For example, running that program with a file containing a record in the following format:[7]
[7] In this example, and some others that follow, the single line has been split over two lines just to fit on the
printed page.

Stonehenge:Wiltshire:SU 123 400:Stone Circle and Henge:The most famous stone circle

and a search term of Stonehenge would return the following information:
Located site: Stonehenge on line 1
Information on Stonehenge ( Stone Circle and Henge )
====================================================
Location:
Wiltshire
Map Reference: SU 123 400
Description:
The most famous stone circle

indicating that our brute-force scan and test for the correct site has worked. As you can clearly see
from the example program, we have used Perl's own native file I/O functions for reading in the data
file, and Perl's own string handling functions to break up the delimited data and test it for the correct
record.
The downside to delimited file formats is that if any piece of data contains the delimiting character,
you need to be especially careful not to break up the records in the wrong place.

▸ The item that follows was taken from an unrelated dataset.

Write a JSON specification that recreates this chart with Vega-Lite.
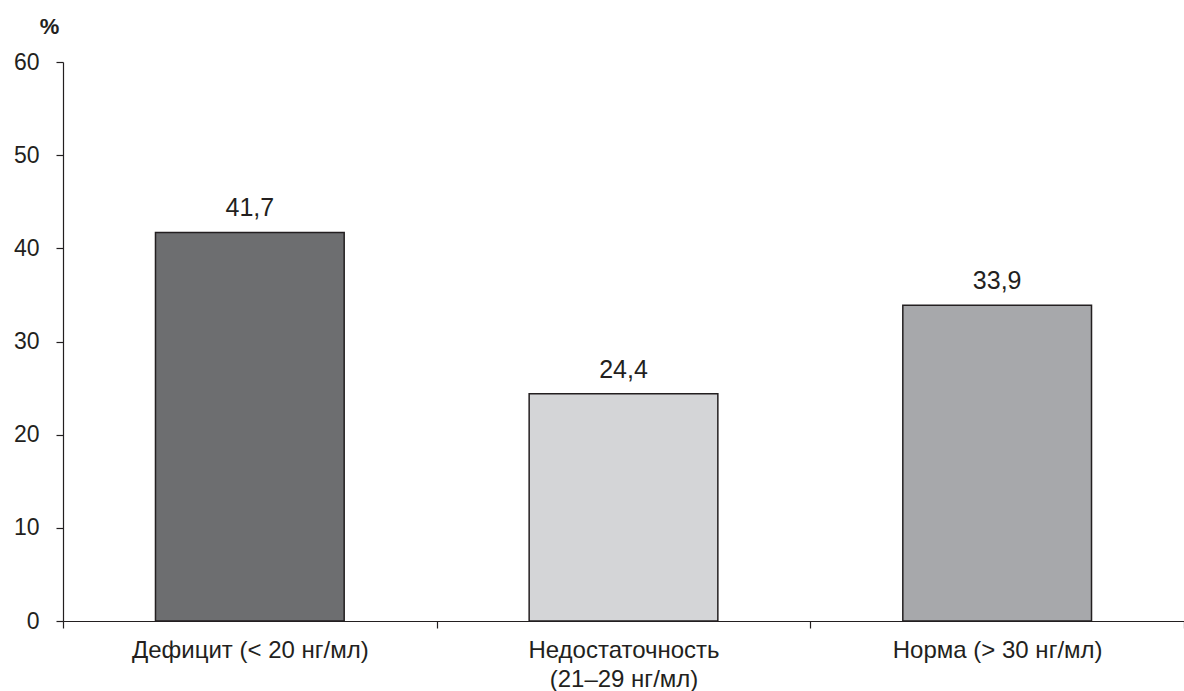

Using the Perl

split() function with a simple regular expression, as used above, does not take this into account and
could produce wrong results. For example, a record containing the following information would cause
the split() to happen in the wrong place:
Stonehenge:Wiltshire:SU 123 400:Stone Circle and Henge:Stonehenge: The most famous
stone circle

The easiest quick-fix technique is to translate any delimiter characters in the string into some other
character that you're sure won't appear in your data. Don't forget to do the reverse translation when
you fetch the records back.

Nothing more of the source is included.